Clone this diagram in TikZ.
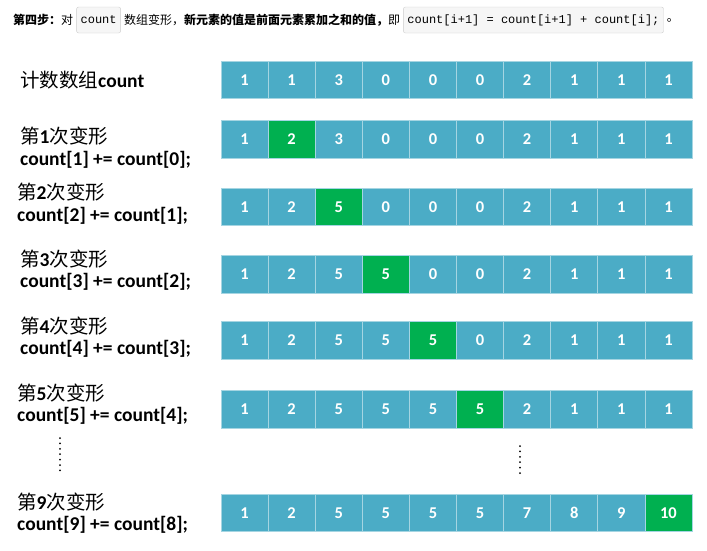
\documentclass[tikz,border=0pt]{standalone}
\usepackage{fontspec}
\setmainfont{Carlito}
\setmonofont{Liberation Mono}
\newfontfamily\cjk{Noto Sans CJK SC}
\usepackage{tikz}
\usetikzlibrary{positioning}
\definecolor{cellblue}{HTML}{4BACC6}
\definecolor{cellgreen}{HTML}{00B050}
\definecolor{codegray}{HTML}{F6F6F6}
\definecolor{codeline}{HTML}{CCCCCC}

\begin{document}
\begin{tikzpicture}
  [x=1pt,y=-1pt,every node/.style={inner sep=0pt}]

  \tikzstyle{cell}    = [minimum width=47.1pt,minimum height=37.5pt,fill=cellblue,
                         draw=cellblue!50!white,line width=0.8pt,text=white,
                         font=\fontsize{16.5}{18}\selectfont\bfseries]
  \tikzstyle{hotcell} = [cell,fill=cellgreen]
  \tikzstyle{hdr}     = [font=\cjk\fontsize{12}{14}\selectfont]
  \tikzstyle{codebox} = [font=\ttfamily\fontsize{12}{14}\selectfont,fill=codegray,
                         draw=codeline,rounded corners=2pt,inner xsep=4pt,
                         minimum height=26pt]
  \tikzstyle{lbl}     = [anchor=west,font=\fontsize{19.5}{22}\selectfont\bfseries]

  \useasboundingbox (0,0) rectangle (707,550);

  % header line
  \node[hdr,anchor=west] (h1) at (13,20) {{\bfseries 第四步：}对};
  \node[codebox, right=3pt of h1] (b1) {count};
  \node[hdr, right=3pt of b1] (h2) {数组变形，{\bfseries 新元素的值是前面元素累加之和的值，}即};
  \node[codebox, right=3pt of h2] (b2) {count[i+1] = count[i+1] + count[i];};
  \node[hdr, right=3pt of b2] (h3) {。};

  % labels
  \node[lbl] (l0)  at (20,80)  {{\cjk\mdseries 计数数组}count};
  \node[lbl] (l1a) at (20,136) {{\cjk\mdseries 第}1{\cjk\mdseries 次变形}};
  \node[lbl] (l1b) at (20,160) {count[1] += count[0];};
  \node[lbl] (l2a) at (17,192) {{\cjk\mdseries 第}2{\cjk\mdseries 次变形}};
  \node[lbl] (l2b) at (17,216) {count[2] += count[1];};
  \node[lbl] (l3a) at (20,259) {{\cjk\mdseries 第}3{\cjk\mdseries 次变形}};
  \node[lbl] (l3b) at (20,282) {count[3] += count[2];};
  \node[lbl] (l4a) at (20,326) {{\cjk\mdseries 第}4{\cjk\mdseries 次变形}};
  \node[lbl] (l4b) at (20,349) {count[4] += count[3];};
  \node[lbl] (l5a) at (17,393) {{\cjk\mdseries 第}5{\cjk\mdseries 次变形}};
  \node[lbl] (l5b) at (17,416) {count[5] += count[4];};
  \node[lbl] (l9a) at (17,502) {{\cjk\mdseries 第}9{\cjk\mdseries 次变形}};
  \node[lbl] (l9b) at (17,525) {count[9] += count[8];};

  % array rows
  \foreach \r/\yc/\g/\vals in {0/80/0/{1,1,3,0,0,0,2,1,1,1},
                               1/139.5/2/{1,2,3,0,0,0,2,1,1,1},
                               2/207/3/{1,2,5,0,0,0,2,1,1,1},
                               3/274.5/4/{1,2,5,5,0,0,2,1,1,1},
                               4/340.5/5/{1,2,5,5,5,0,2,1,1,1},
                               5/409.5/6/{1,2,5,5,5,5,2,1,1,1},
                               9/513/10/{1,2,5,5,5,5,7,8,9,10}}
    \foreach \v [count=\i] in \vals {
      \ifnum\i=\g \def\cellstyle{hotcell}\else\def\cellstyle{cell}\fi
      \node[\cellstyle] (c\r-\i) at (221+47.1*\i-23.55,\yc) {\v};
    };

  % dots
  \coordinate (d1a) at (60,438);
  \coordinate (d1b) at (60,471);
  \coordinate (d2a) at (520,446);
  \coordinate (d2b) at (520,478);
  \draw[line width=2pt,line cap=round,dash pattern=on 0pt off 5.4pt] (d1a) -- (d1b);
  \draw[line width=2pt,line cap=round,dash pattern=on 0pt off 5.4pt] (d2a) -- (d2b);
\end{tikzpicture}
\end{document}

☆ ☆ ☆ ☆ ☆ ☆ ☆

What to produce: Restate, line by line and word for word, everything from the top of the material through the line that contains "right=3pt of b2]". Leave pictures out.

Response:
Clone this diagram in TikZ.
\documentclass[tikz,border=0pt]{standalone}
\usepackage{fontspec}
\setmainfont{Carlito}
\setmonofont{Liberation Mono}
\newfontfamily\cjk{Noto Sans CJK SC}
\usepackage{tikz}
\usetikzlibrary{positioning}
\definecolor{cellblue}{HTML}{4BACC6}
\definecolor{cellgreen}{HTML}{00B050}
\definecolor{codegray}{HTML}{F6F6F6}
\definecolor{codeline}{HTML}{CCCCCC}

\begin{document}
\begin{tikzpicture}
  [x=1pt,y=-1pt,every node/.style={inner sep=0pt}]

  \tikzstyle{cell}    = [minimum width=47.1pt,minimum height=37.5pt,fill=cellblue,
                         draw=cellblue!50!white,line width=0.8pt,text=white,
                         font=\fontsize{16.5}{18}\selectfont\bfseries]
  \tikzstyle{hotcell} = [cell,fill=cellgreen]
  \tikzstyle{hdr}     = [font=\cjk\fontsize{12}{14}\selectfont]
  \tikzstyle{codebox} = [font=\ttfamily\fontsize{12}{14}\selectfont,fill=codegray,
                         draw=codeline,rounded corners=2pt,inner xsep=4pt,
                         minimum height=26pt]
  \tikzstyle{lbl}     = [anchor=west,font=\fontsize{19.5}{22}\selectfont\bfseries]

  \useasboundingbox (0,0) rectangle (707,550);

  % header line
  \node[hdr,anchor=west] (h1) at (13,20) {{\bfseries 第四步：}对};
  \node[codebox, right=3pt of h1] (b1) {count};
  \node[hdr, right=3pt of b1] (h2) {数组变形，{\bfseries 新元素的值是前面元素累加之和的值，}即};
  \node[codebox, right=3pt of h2] (b2) {count[i+1] = count[i+1] + count[i];};
  \node[hdr, right=3pt of b2] (h3) {。};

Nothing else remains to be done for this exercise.